Shareholder Lacks Standing to Bring Direct Claim Based on Injury to Corporation

On October 22, 2024, Justice Bannon of the New York County Commercial Division issued a decision in Egorchenko v. Paul, 2024 NY Slip Op. 33748(U), holding that a shareholder lacks standing to bring a direct claim based on injury to the corporation, explaining:

On a defendant’s motion to dismiss under CPLR 3211(a)(3) upon plaintiff’s alleged lack of standing, the burden is on the defendant to establish, prima facie, that the plaintiff lacks standing to sue as matter of law. If this burden is met, the burden shifts to the plaintiff to raise a triable issue of fact as to its standing. A party who seeks to establish standing must show injury in fact, that is, an actual stake in the matter to be adjudicated, and that the court has before it a justiciable controversary.

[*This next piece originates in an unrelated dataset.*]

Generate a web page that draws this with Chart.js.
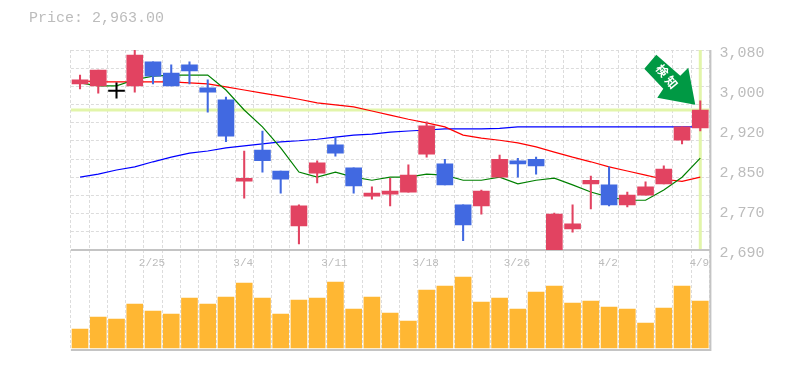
<!DOCTYPE html>
<html><head><meta charset="utf-8">
<style>html,body{margin:0;padding:0;background:#fff}
#t{position:absolute;left:29px;top:10px;font:15px "Liberation Mono",monospace;color:#bcbcbc;white-space:pre}
canvas{display:block}</style>
<script src="https://cdn.jsdelivr.net/npm/chart.js@4"></script></head>
<body><div id="t">Price: 2,963.00</div><canvas id="c" width="785" height="370"></canvas>
<script>
const dates=['2/19','2/20','2/21','2/22','2/25','2/26','2/27','2/28','3/1','3/4','3/5','3/6','3/7','3/8','3/11','3/12','3/13','3/14','3/15','3/18','3/19','3/20','3/22','3/25','3/26','3/27','3/28','3/29','4/1','4/2','4/3','4/4','4/5','4/8','4/9'];
const shownDates=['2/25','3/4','3/11','3/18','3/26','4/2','4/9'];
const open=[3014,3010,2999,3010,3057,3035,3051,3006,2983,2824,2885,2844,2737,2840,2895,2850,2795,2799,2803,2877,2858,2778,2776,2832,2864,2867,2686,2731,2819,2817,2778,2797,2819,2904,2928];
const close=[3022,3041,2999,3070,3029,3010,3039,2998,2912,2830,2864,2828,2776,2860,2879,2815,2801,2805,2836,2932,2817,2739,2805,2867,2858,2854,2760,2741,2826,2778,2797,2813,2848,2930,2963];
const high=[3031,3041,3016,3080,3057,3051,3057,3022,2988,2883,2922,2844,2778,2864,2910,2850,2813,2830,2856,2940,2867,2778,2807,2875,2869,2871,2762,2778,2834,2852,2803,2823,2854,2930,2981];
const low=[3004,2996,2986,2998,3014,3010,3014,2959,2901,2791,2842,2801,2702,2821,2873,2801,2789,2776,2803,2871,2817,2708,2760,2832,2832,2838,2686,2725,2770,2776,2774,2797,2819,2897,2922];
const maShort=[3016,3010,3010,3022,3029,3031,3031,3031,3002,2963,2930,2889,2842,2832,2842,2832,2826,2832,2832,2838,2836,2826,2826,2832,2819,2826,2830,2817,2803,2793,2787,2787,2807,2832,2869];
const maMid=[3020,3018,3018,3018,3018,3018,3016,3014,3008,3002,2996,2990,2984,2977,2973,2969,2961,2953,2945,2938,2930,2914,2908,2904,2899,2891,2881,2871,2862,2852,2844,2836,2828,2824,2832];
const maLong=[2832,2838,2846,2852,2862,2871,2879,2883,2889,2893,2897,2901,2903,2906,2910,2914,2916,2920,2922,2924,2926,2926,2926,2927,2930,2930,2930,2930,2930,2930,2930,2930,2930,2930,2930];
const volume=[570,930,870,1320,1110,1020,1500,1320,1530,1950,1500,1020,1440,1500,1980,1170,1530,1050,810,1740,1860,2130,1380,1500,1170,1680,1860,1350,1410,1230,1170,750,1200,1860,1410];
const priceLabelTicks=[3080,3002,2924,2846,2768,2690];
const priceLabels=['3,080','3,000','2,920','2,850','2,770','2,690'];
const priceGridTicks=[3080,3044.5,3009,2973.6,2938.2,2902.7,2867.3,2831.8,2796.4,2760.9,2725.5,2690];
const lastPrice=2963;
const signalText='検知';

const RED='#e24361',BLUE='#4169e1',GRID='#dcdcdc',AXIS='#c4c4c4',HL='#e2f5aa',TXT='#bcbcbc';
const colors=open.map((o,i)=>close[i]>o?RED:close[i]<o?BLUE:'#000');

const marks={id:'marks',
 beforeDatasetsDraw(ch){
  const {ctx,chartArea:a,scales:{x,y}}=ch;ctx.save();
  ctx.strokeStyle=AXIS;ctx.lineWidth=2;ctx.beginPath();
  const mid=y.getPixelForValue(2690);
  ctx.moveTo(a.left,mid);ctx.lineTo(a.right+1,mid);
  ctx.moveTo(a.left,a.bottom);ctx.lineTo(a.right+1,a.bottom);
  ctx.moveTo(a.right+1,a.top);ctx.lineTo(a.right+1,a.bottom+1);ctx.stroke();
  ctx.strokeStyle=HL;ctx.lineWidth=3;ctx.beginPath();
  const py=y.getPixelForValue(lastPrice),px=x.getPixelForValue(dates.length-1);
  ctx.moveTo(a.left,py);ctx.lineTo(a.right,py);
  ctx.moveTo(px,a.top);ctx.lineTo(px,mid-1);ctx.stroke();ctx.restore();
 },
 afterDraw(ch){
  const {ctx,scales:{x,y}}=ch;ctx.save();
  const tx=x.getPixelForValue(dates.length-1)-5,ty=y.getPixelForValue(high[dates.length-1])+4;
  ctx.translate(tx,ty);ctx.fillStyle='#009944';ctx.beginPath();
  [[0,0],[-38,-7],[-32,-16],[-51,-36],[-39,-50],[-15,-29],[-7,-37]].forEach((p,i)=>i?ctx.lineTo(p[0],p[1]):ctx.moveTo(p[0],p[1]));
  ctx.closePath();ctx.fill();
  ctx.translate(-28,-28);ctx.rotate(51*Math.PI/180);ctx.fillStyle='#fff';ctx.font='bold 12px "Noto Sans CJK JP"';ctx.letterSpacing='3px';ctx.textAlign='center';ctx.textBaseline='middle';
  ctx.fillText(signalText,1,0);ctx.restore();
 }};

const common={grouped:false,categoryPercentage:1,barPercentage:1};
new Chart(document.getElementById('c'),{
 data:{labels:dates,datasets:[
  {type:'bar',label:'Wick',data:high.map((h,i)=>[low[i],h]),backgroundColor:colors,barThickness:1.4,order:2,yAxisID:'y',...common},
  {type:'bar',label:'Body',data:open.map((o,i)=>[o,close[i]]),backgroundColor:colors,barThickness:16,minBarLength:1.4,order:1,yAxisID:'y',...common},
  {type:'line',label:'MA short',data:maShort,borderColor:'#008000',borderWidth:1.2,pointRadius:0,tension:0,order:3,yAxisID:'y'},
  {type:'line',label:'MA mid',data:maMid,borderColor:'#ff0000',borderWidth:1.2,pointRadius:0,tension:0,order:4,yAxisID:'y'},
  {type:'line',label:'MA long',data:maLong,borderColor:'#0000ff',borderWidth:1.2,pointRadius:0,tension:0,order:5,yAxisID:'y'},
  {type:'bar',label:'Volume',data:volume,backgroundColor:'#ffb733',barThickness:16,order:6,yAxisID:'yv',...common}
 ]},
 plugins:[marks],
 options:{responsive:false,animation:false,
  layout:{padding:{left:70.9,top:50,bottom:20,right:0}},
  plugins:{legend:{display:false},tooltip:{enabled:false},title:{display:false}},
  scales:{
   x:{type:'category',position:{y:2690},offset:true,
    grid:{offset:true,color:GRID,lineWidth:1,drawTicks:false},border:{display:false,dash:[3,2]},
    ticks:{autoSkip:false,maxRotation:0,minRotation:0,padding:6,labelOffset:-1,color:TXT,font:{family:'"Liberation Mono"',size:11},
     callback(v){const l=dates[v];return shownDates.includes(l)?l:'';}}},
   y:{type:'linear',position:'right',stack:'s',stackWeight:2,min:2690,max:3080,
    afterBuildTicks(s){s.ticks=[...new Set([...priceGridTicks,...priceLabelTicks])].sort((a,b)=>b-a).map(value=>({value}));},
    afterFit(s){s.width=75.6;},
    grid:{color:c=>priceGridTicks.includes(c.tick.value)?GRID:'rgba(0,0,0,0)',drawTicks:false},border:{display:false,dash:[3,2]},
    ticks:{padding:10,labelOffset:3,color:TXT,autoSkip:false,font:{family:'"Liberation Mono"',size:15},
     callback(v){const i=priceLabelTicks.indexOf(v);return i<0?'':priceLabels[i];}}},
   yv:{type:'linear',position:'right',stack:'s',stackWeight:1,min:-60,max:2940,
    afterFit(s){s.width=75.6;},
    grid:{display:false},border:{display:false},ticks:{display:false}}
  }}
});
</script></body></html>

It is settled law that a corporation exists independently of its owners, as a separate legal entity. Consequently, an individual shareholder has no right to bring an action in his own name and in his own behalf for a wrong committed against the corporation. This is true regardless of the level of the shareholders’ interest in the corporation: The fact that an individual closely affiliated with a corporation (for example, a principal shareholder, or even a sole shareholder), is incidentally injured by an injury to the corporation does not confer on the injured individual standing to sue on the basis of either that indirect injury or the direct injury to the corporation. An individual shareholder plaintiff may not obtain a recovery that otherwise duplicates or belongs to the corporation, and even where an individual harm is claimed, if it is confused with or embedded in the harm to the corporation, it cannot separately stand.

Here, the complaint fails to allege facts that, taken as true, would suffice to establish the plaintiff’s standing to sue, as there is no alleged harm to the plaintiff that is independent of the harm alleged to Finstore. All three of the plaintiff’s causes of action hinge on the plaintiff’s purported individual interest in the ’33 and ’50 Diamonds. However, the plaintiff alleges no facts demonstrating that she has any personal interest in the subject diamonds, as there is no allegation that the defendants contracted with her or made any promises to her in her individual capacity rather than in her capacity as a corporate representative of Finstore. Moreover, the defendants submit copies of the MOU and the First and Second JPAs, which name only Essex and Finstore as contracting parties, thereby demonstrating that the plaintiff was not personally a party to any of these agreements. Indeed, the plaintiff did not sign any of these agreements nor do any of the agreements even mention her name.

(Internal quotations and citations omitted).